'''

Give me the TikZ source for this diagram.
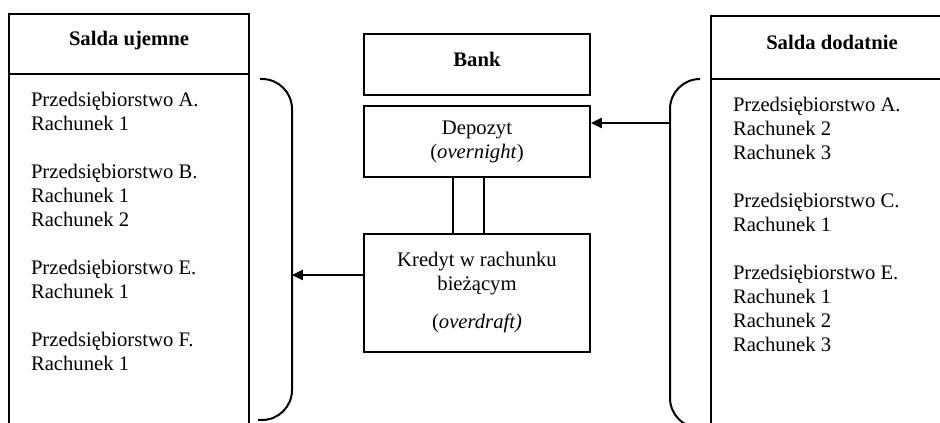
\documentclass[tikz,border=0pt]{standalone}
\usepackage{fontspec}
\setmainfont{Liberation Serif}
\usetikzlibrary{positioning,arrows.meta}

\begin{document}
\begin{tikzpicture}[x=0.6pt, y=-0.6pt, line width=1.2pt,
        font=\fontsize{12.4}{14.4}\selectfont,
        box/.style = {draw, rectangle, inner sep=0pt, outer sep=0pt, anchor=north west},
        head/.style = {box, font=\fontsize{12.4}{14.4}\selectfont\bfseries, text depth=0.62em},
        mid/.style = {draw, rectangle, minimum width=135.6pt, align=center},
        list/.style = {inner sep=0pt, anchor=north west, align=left},
        arr/.style = {-{Triangle[length=6.5pt,width=6pt]}}]
        \useasboundingbox (0,0) rectangle (940,423);
        \clip (0,0) rectangle (940,423);

        % lewa kolumna
        \node[head, minimum width=144pt, minimum height=36pt] (lhead) at (9,14) {Salda ujemne};
        \node[box, minimum width=144pt, minimum height=216pt, below=0pt of lhead] (lbody) {};
        \node[list] (llist) at (30,91) {Przedsiębiorstwo A.\\Rachunek 1\\[14.4pt]
            Przedsiębiorstwo B.\\Rachunek 1\\Rachunek 2\\[14.4pt]
            Przedsiębiorstwo E.\\Rachunek 1\\[14.4pt]
            Przedsiębiorstwo F.\\Rachunek 1};

        % bank
        \node[mid, minimum height=36.6pt, anchor=north west, font=\fontsize{12.4}{14.4}\selectfont\bfseries, text depth=0.62em] (bank) at (363,33) {Bank};
        \node[mid, minimum height=42.6pt] (depozyt) [below=5.4pt of bank] {Depozyt\\(\textit{overnight})};
        \node[mid, minimum height=70.8pt] (kredyt) [below=33pt of depozyt] {Kredyt w rachunku\\bieżącym\\[8.4pt](\textit{overdraft)}};
        \draw ([xshift=-14.4pt]depozyt.south) -- ([xshift=-14.4pt]kredyt.north);
        \draw ([xshift=4.2pt]depozyt.south) -- ([xshift=4.2pt]kredyt.north);

        % prawa kolumna
        \node[head, minimum width=145.2pt, minimum height=37.8pt] (rhead) at (711,16) {Salda dodatnie};
        \node[box, minimum width=145.2pt, minimum height=216pt, below=0pt of rhead] (rbody) {};
        \node[list] (rlist) at (732,96) {Przedsiębiorstwo A.\\Rachunek 2\\Rachunek 3\\[14.4pt]
            Przedsiębiorstwo C.\\Rachunek 1\\[14.4pt]
            Przedsiębiorstwo E.\\Rachunek 1\\Rachunek 2\\Rachunek 3};

        % nawiasy
        \draw[rounded corners=18pt] (260,79) -| (292,420) -- (258,420);
        \draw[rounded corners=18pt] (700,79) -| (670,428) -- (704,428);
        \coordinate (lbr) at (292,275);
        \coordinate (rbr) at (670,123);

        \draw[arr] (lbr -| kredyt.west) -- (lbr);
        \draw[arr] (rbr) -- (rbr -| depozyt.east);
    \end{tikzpicture}
\end{document}
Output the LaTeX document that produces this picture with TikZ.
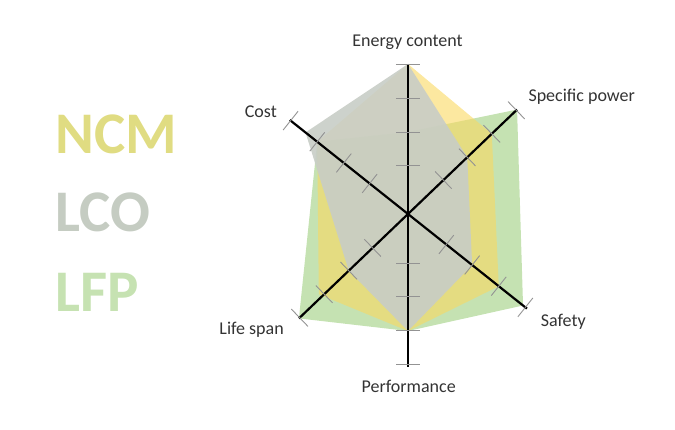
\documentclass[tikz,border=0pt]{standalone}
\usepackage{fontspec}
\setmainfont{Carlito}
\usetikzlibrary{calc}
\definecolor{ncmfill}{RGB}{250,217,97}
\definecolor{lcofill}{RGB}{200,205,198}
\definecolor{lfpfill}{RGB}{197,226,178}
\definecolor{ncmtext}{RGB}{224,220,130}
\definecolor{lcotext}{RGB}{197,204,194}
\definecolor{lfptext}{RGB}{198,226,178}
\tikzset{
  axis/.style={line width=2.2pt,black},
  tickmark/.style={line width=0.9pt,gray!85},
  lab/.style={inner sep=0pt,font=\fontsize{18}{20}\selectfont,text=black!80},
  legend/.style={inner sep=0pt,font=\fontsize{59}{64}\selectfont\bfseries,anchor=base west},
}
\begin{document}
\begin{tikzpicture}[x=1pt,y=1pt]
  \useasboundingbox (-408,-216) rectangle (267,214);
  % axes
  \coordinate (O) at (0,0);
  \coordinate (Energy) at (90:150);
  \coordinate (Power) at (43.75:151);
  \coordinate (Safety) at (-38.5:152);
  \coordinate (Performance) at (-90:153);
  \coordinate (Life) at (223.75:151);
  \coordinate (Cost) at (141.5:151);
  % LFP, NCM, LCO
  \fill[lfpfill] (90:82) -- (43.75:151) -- (-38.5:147) -- (-90:117) -- (223.75:151) -- (141.5:116) -- cycle;
  \fill[ncmfill,fill opacity=.6] (90:150) -- (43.75:116) -- (-38.5:116) -- (-90:117) -- (222:120) -- (141.5:116) -- cycle;
  \fill[lcofill,fill opacity=.9] (90:150) -- (43.75:82) -- (-38.5:82) -- (-90:117) -- (223.75:82) -- (141.5:131) -- cycle;
  \draw[axis] (Energy) -- (Performance);
  \draw[axis] (Life) -- (Power);
  \draw[axis] (Cost) -- (Safety);
  \foreach \a in {90,43.75,-38.5,-90,223.75,141.5}
    \foreach \r in {49,82,116,150}
      \draw[tickmark] ($(O)+(\a:\r)+(\a+90:12)$) -- ($(O)+(\a:\r)+(\a-90:12)$);
  % labels
  \node[lab,anchor=base] (EnergyLbl) at (-0.5,167.3) {Energy content};
  \node[lab,anchor=base west] (PowerLbl) at (120.3,112) {Specific power};
  \node[lab,anchor=base west] (SafetyLbl) at (132.7,-112.7) {Safety};
  \node[lab,anchor=base] (PerformanceLbl) at (0.7,-178.3) {Performance};
  \node[lab,anchor=base east] (LifeLbl) at (-124,-121) {Life span};
  \node[lab,anchor=base east] (CostLbl) at (-131,96) {Cost};
  % legend
  \node[legend,text=ncmtext] (NCM) at (-353,60) {NCM};
  \node[legend,text=lcotext] (LCO) at (-353,-17.7) {LCO};
  \node[legend,text=lfptext] (LFP) at (-353,-97.7) {LFP};
\end{tikzpicture}
\end{document}
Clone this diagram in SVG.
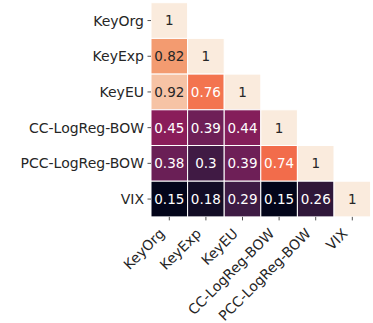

'''

= What to do =
Print each record exactly as it stands, leaving the images out.

= The reply =
Give me the TikZ source for this diagram.
\documentclass[tikz,border=0pt]{standalone}
\usepackage{fontspec}
\setmainfont{Liberation Serif}
\usetikzlibrary{positioning,arrows.meta}

\begin{document}
\begin{tikzpicture}[x=0.6pt, y=-0.6pt, line width=1.2pt,
        font=\fontsize{12.4}{14.4}\selectfont,
        box/.style = {draw, rectangle, inner sep=0pt, outer sep=0pt, anchor=north west},
        head/.style = {box, font=\fontsize{12.4}{14.4}\selectfont\bfseries, text depth=0.62em},
        mid/.style = {draw, rectangle, minimum width=135.6pt, align=center},
        list/.style = {inner sep=0pt, anchor=north west, align=left},
        arr/.style = {-{Triangle[length=6.5pt,width=6pt]}}]
        \useasboundingbox (0,0) rectangle (940,423);
        \clip (0,0) rectangle (940,423);

        % lewa kolumna
        \node[head, minimum width=144pt, minimum height=36pt] (lhead) at (9,14) {Salda ujemne};
        \node[box, minimum width=144pt, minimum height=216pt, below=0pt of lhead] (lbody) {};
        \node[list] (llist) at (30,91) {Przedsiębiorstwo A.\\Rachunek 1\\[14.4pt]
            Przedsiębiorstwo B.\\Rachunek 1\\Rachunek 2\\[14.4pt]
            Przedsiębiorstwo E.\\Rachunek 1\\[14.4pt]
            Przedsiębiorstwo F.\\Rachunek 1};

        % bank
        \node[mid, minimum height=36.6pt, anchor=north west, font=\fontsize{12.4}{14.4}\selectfont\bfseries, text depth=0.62em] (bank) at (363,33) {Bank};
        \node[mid, minimum height=42.6pt] (depozyt) [below=5.4pt of bank] {Depozyt\\(\textit{overnight})};
        \node[mid, minimum height=70.8pt] (kredyt) [below=33pt of depozyt] {Kredyt w rachunku\\bieżącym\\[8.4pt](\textit{overdraft)}};
        \draw ([xshift=-14.4pt]depozyt.south) -- ([xshift=-14.4pt]kredyt.north);
        \draw ([xshift=4.2pt]depozyt.south) -- ([xshift=4.2pt]kredyt.north);

        % prawa kolumna
        \node[head, minimum width=145.2pt, minimum height=37.8pt] (rhead) at (711,16) {Salda dodatnie};
        \node[box, minimum width=145.2pt, minimum height=216pt, below=0pt of rhead] (rbody) {};
        \node[list] (rlist) at (732,96) {Przedsiębiorstwo A.\\Rachunek 2\\Rachunek 3\\[14.4pt]
            Przedsiębiorstwo C.\\Rachunek 1\\[14.4pt]
            Przedsiębiorstwo E.\\Rachunek 1\\Rachunek 2\\Rachunek 3};

        % nawiasy
        \draw[rounded corners=18pt] (260,79) -| (292,420) -- (258,420);
        \draw[rounded corners=18pt] (700,79) -| (670,428) -- (704,428);
        \coordinate (lbr) at (292,275);
        \coordinate (rbr) at (670,123);

        \draw[arr] (lbr -| kredyt.west) -- (lbr);
        \draw[arr] (rbr) -- (rbr -| depozyt.east);
    \end{tikzpicture}
\end{document}
Output the LaTeX document that produces this picture with TikZ.
\documentclass[tikz,border=0pt]{standalone}
\usepackage{fontspec}
\setmainfont{Carlito}
\usetikzlibrary{calc}
\definecolor{ncmfill}{RGB}{250,217,97}
\definecolor{lcofill}{RGB}{200,205,198}
\definecolor{lfpfill}{RGB}{197,226,178}
\definecolor{ncmtext}{RGB}{224,220,130}
\definecolor{lcotext}{RGB}{197,204,194}
\definecolor{lfptext}{RGB}{198,226,178}
\tikzset{
  axis/.style={line width=2.2pt,black},
  tickmark/.style={line width=0.9pt,gray!85},
  lab/.style={inner sep=0pt,font=\fontsize{18}{20}\selectfont,text=black!80},
  legend/.style={inner sep=0pt,font=\fontsize{59}{64}\selectfont\bfseries,anchor=base west},
}
\begin{document}
\begin{tikzpicture}[x=1pt,y=1pt]
  \useasboundingbox (-408,-216) rectangle (267,214);
  % axes
  \coordinate (O) at (0,0);
  \coordinate (Energy) at (90:150);
  \coordinate (Power) at (43.75:151);
  \coordinate (Safety) at (-38.5:152);
  \coordinate (Performance) at (-90:153);
  \coordinate (Life) at (223.75:151);
  \coordinate (Cost) at (141.5:151);
  % LFP, NCM, LCO
  \fill[lfpfill] (90:82) -- (43.75:151) -- (-38.5:147) -- (-90:117) -- (223.75:151) -- (141.5:116) -- cycle;
  \fill[ncmfill,fill opacity=.6] (90:150) -- (43.75:116) -- (-38.5:116) -- (-90:117) -- (222:120) -- (141.5:116) -- cycle;
  \fill[lcofill,fill opacity=.9] (90:150) -- (43.75:82) -- (-38.5:82) -- (-90:117) -- (223.75:82) -- (141.5:131) -- cycle;
  \draw[axis] (Energy) -- (Performance);
  \draw[axis] (Life) -- (Power);
  \draw[axis] (Cost) -- (Safety);
  \foreach \a in {90,43.75,-38.5,-90,223.75,141.5}
    \foreach \r in {49,82,116,150}
      \draw[tickmark] ($(O)+(\a:\r)+(\a+90:12)$) -- ($(O)+(\a:\r)+(\a-90:12)$);
  % labels
  \node[lab,anchor=base] (EnergyLbl) at (-0.5,167.3) {Energy content};
  \node[lab,anchor=base west] (PowerLbl) at (120.3,112) {Specific power};
  \node[lab,anchor=base west] (SafetyLbl) at (132.7,-112.7) {Safety};
  \node[lab,anchor=base] (PerformanceLbl) at (0.7,-178.3) {Performance};
  \node[lab,anchor=base east] (LifeLbl) at (-124,-121) {Life span};
  \node[lab,anchor=base east] (CostLbl) at (-131,96) {Cost};
  % legend
  \node[legend,text=ncmtext] (NCM) at (-353,60) {NCM};
  \node[legend,text=lcotext] (LCO) at (-353,-17.7) {LCO};
  \node[legend,text=lfptext] (LFP) at (-353,-97.7) {LFP};
\end{tikzpicture}
\end{document}
Clone this diagram in SVG.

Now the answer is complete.